## Do this
Restate, exactly and without pictures, the lines from the start of the listing below through the line holding "plt.rcParams['font.family'] = ['Liberation".

## Available data
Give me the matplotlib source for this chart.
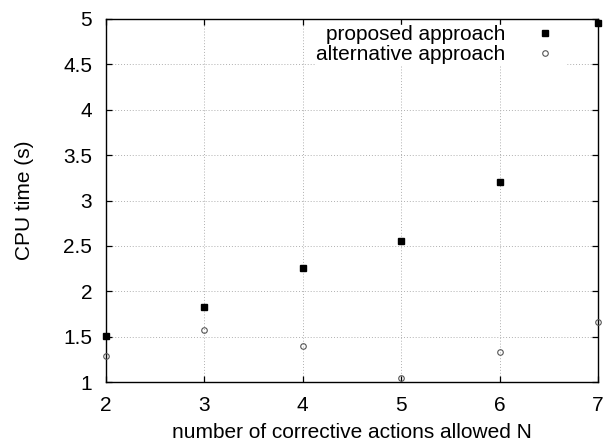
import matplotlib
matplotlib.use("Agg")
import matplotlib.pyplot as plt

# data
n_actions = [2, 3, 4, 5, 6, 7]
proposed = [1.51, 1.83, 2.26, 2.55, 3.20, 4.96]
alternative = [1.29, 1.57, 1.40, 1.04, 1.33, 1.66]
y_ticks = [1, 1.5, 2, 2.5, 3, 3.5, 4, 4.5, 5]
y_ticklabels = ['1', '1.5', '2', '2.5', '3', '3.5', '4', '4.5', '5']

plt.rcParams['font.family'] = ['Liberation Sans', 'DejaVu Sans']

fig = plt.figure(figsize=(6.07, 4.43), dpi=100)
ax = fig.add_axes([106/607, 1 - 382/443, (598 - 106)/607, (382 - 19)/443])

ax.plot(n_actions, proposed, ls='none', marker='s', ms=4.3, color='black',
        label='proposed approach', clip_on=False, zorder=3)
ax.plot(n_actions, alternative, ls='none', marker='o', ms=4.0, mfc='none',
        mec='#555555', mew=0.8, label='alternative approach', clip_on=False, zorder=3)

ax.set_xlim(2, 7)
ax.set_ylim(1, 5)
ax.set_xticks(n_actions)
ax.set_yticks(y_ticks)
ax.set_yticklabels(y_ticklabels)
ax.grid(True, ls=(0, (1, 2)), color='#b0b0b0', lw=0.7)
ax.tick_params(direction='in', top=True, right=True, length=4.3, width=0.9,
               labelsize=15, pad=10)
for s in ax.spines.values():
    s.set_linewidth(1.0)

ax.set_xlabel('number of corrective actions allowed N', fontsize=15, labelpad=6)
ax.set_ylabel('CPU time (s)', fontsize=15, labelpad=21)

# key sits in the top right, text right aligned, symbols after the text
# anchored a little below the top border so the top ticks stay visible
top = 1 - 6 / 363
leg = ax.legend(loc='upper right', bbox_to_anchor=(0.935, top), frameon=True,
                fontsize=15, markerfirst=False, borderaxespad=0, borderpad=0.0,
                handletextpad=0.9, labelspacing=0.05, fancybox=False)
leg.get_frame().set_edgecolor('white')
leg.get_frame().set_alpha(1)
for t in leg.get_texts():
    t.set_ha('right')
leg._legend_box.align = 'right'

fig.savefig('out.png', dpi=100)
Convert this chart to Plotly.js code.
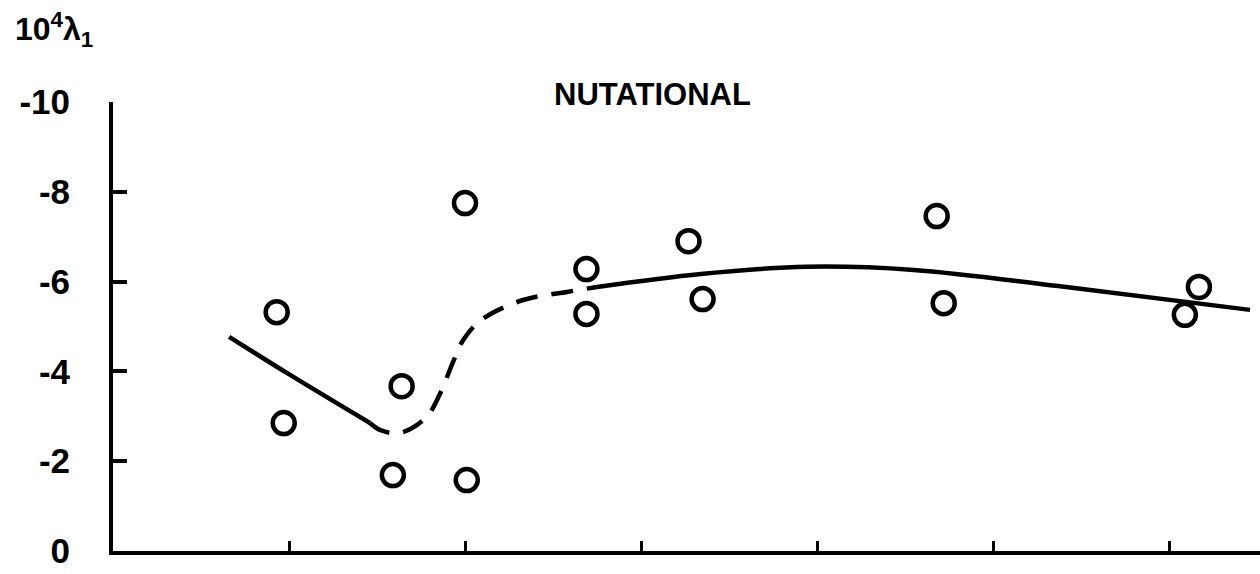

## Response below
Give me the matplotlib source for this chart.
import matplotlib
matplotlib.use("Agg")
import matplotlib.pyplot as plt

# data
n_actions = [2, 3, 4, 5, 6, 7]
proposed = [1.51, 1.83, 2.26, 2.55, 3.20, 4.96]
alternative = [1.29, 1.57, 1.40, 1.04, 1.33, 1.66]
y_ticks = [1, 1.5, 2, 2.5, 3, 3.5, 4, 4.5, 5]
y_ticklabels = ['1', '1.5', '2', '2.5', '3', '3.5', '4', '4.5', '5']

plt.rcParams['font.family'] = ['Liberation Sans', 'DejaVu Sans']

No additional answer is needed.